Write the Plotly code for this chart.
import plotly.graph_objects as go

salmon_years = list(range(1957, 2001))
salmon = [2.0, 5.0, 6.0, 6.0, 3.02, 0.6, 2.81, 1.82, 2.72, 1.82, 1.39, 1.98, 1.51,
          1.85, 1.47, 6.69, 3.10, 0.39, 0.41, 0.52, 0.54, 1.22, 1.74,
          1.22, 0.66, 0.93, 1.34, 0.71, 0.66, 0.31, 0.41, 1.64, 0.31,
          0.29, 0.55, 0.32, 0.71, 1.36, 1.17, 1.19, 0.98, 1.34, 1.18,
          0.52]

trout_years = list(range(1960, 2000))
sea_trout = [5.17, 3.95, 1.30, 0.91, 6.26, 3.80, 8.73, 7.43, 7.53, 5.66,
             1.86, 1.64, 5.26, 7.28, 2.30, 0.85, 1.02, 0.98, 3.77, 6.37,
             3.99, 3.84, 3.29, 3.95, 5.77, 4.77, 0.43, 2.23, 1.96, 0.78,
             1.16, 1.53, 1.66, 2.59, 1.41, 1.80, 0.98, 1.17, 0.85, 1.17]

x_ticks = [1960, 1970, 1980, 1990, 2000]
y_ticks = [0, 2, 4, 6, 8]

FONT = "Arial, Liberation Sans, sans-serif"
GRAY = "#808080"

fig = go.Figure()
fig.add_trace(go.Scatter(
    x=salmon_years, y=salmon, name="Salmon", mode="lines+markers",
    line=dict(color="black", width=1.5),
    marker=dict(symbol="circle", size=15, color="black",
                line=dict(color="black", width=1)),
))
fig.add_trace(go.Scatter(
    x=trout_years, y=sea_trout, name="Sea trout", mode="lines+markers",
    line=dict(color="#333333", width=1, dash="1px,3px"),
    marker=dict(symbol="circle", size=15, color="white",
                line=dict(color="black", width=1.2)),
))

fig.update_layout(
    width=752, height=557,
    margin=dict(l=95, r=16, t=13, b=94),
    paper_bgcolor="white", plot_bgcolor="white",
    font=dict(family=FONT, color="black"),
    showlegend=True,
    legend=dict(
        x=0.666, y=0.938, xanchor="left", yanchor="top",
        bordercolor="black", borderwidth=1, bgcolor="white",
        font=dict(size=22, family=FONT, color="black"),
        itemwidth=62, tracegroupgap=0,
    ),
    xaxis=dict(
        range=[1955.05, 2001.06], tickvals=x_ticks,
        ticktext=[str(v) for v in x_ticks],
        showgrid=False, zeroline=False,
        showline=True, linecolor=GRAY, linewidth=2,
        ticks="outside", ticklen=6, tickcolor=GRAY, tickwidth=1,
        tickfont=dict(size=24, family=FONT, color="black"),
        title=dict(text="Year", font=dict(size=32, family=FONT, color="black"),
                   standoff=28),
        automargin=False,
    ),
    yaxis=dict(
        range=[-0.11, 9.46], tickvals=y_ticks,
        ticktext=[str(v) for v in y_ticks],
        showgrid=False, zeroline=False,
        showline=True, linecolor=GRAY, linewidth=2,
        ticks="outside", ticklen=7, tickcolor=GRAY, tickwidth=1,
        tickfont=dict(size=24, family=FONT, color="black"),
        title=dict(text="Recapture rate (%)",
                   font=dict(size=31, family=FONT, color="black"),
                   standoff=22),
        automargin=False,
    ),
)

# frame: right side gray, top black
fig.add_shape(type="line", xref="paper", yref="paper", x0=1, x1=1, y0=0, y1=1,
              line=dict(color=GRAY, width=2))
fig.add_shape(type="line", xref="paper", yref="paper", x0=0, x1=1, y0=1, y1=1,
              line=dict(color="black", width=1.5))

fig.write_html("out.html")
:::
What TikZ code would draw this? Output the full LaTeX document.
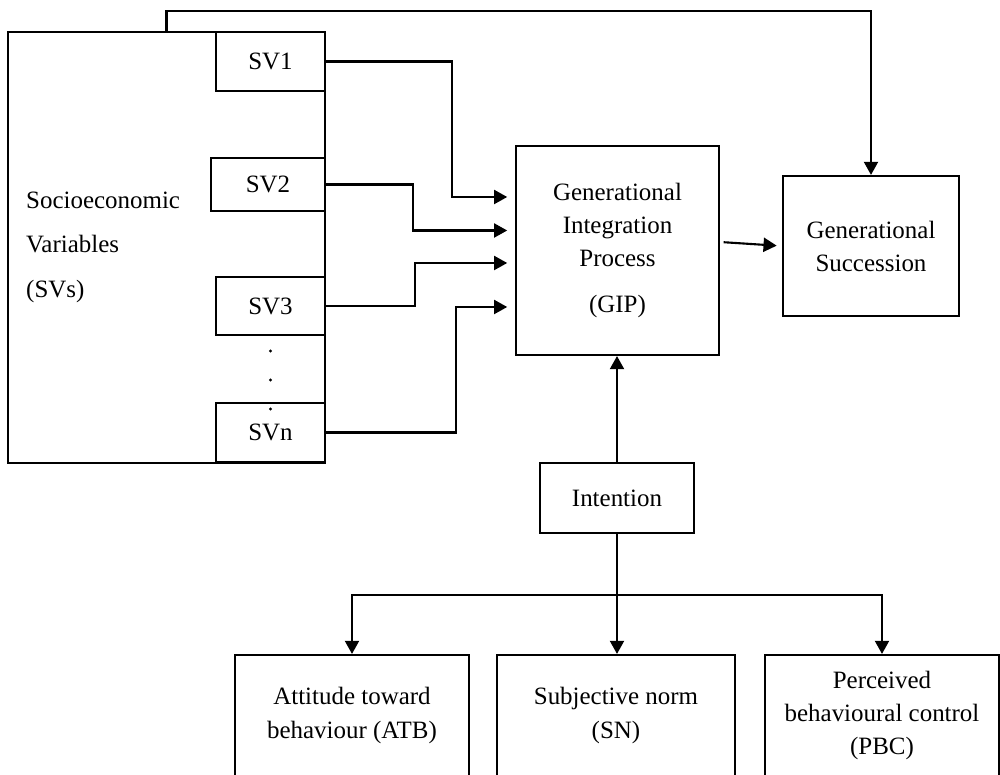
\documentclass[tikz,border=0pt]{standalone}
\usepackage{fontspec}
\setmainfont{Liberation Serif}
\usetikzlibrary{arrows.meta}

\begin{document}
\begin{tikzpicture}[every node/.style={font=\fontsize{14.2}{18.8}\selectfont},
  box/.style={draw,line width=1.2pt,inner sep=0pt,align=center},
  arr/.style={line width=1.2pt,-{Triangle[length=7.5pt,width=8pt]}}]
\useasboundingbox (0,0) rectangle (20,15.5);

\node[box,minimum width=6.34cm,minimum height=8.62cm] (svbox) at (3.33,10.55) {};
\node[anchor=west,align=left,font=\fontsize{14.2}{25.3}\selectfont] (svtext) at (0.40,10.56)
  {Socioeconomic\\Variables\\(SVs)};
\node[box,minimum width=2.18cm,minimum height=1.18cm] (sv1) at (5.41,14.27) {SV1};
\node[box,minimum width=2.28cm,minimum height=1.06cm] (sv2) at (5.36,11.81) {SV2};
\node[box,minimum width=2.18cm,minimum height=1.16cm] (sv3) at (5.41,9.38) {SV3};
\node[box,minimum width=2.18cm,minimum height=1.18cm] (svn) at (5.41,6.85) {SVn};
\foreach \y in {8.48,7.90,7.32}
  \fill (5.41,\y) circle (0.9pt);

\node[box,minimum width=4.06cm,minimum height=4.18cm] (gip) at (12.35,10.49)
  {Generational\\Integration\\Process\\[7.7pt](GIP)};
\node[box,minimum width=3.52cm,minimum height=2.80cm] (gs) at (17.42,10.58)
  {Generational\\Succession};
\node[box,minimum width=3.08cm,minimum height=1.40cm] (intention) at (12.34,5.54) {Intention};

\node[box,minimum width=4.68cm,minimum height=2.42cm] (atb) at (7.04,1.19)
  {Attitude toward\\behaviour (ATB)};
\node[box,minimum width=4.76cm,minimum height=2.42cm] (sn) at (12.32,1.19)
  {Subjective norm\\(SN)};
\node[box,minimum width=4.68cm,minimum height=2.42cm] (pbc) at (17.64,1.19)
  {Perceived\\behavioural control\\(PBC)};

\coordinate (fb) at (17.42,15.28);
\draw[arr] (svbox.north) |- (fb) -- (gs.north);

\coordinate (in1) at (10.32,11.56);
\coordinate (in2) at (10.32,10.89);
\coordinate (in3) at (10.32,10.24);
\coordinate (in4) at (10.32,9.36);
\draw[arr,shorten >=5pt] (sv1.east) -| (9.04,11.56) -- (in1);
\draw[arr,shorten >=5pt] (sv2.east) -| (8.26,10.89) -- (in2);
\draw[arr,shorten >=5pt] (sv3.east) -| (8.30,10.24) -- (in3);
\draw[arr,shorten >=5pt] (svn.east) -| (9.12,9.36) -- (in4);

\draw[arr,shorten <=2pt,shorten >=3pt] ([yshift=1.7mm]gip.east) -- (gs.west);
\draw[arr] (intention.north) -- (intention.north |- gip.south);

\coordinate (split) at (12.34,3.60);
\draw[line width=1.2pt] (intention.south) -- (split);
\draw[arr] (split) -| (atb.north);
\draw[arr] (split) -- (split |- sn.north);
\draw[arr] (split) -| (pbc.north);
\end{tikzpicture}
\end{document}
:::
> _Your task_
Search the entries for the word "this" and copy every line that has it.

> _Task solution_
Write the Plotly code for this chart.
What TikZ code would draw this? Output the full LaTeX document.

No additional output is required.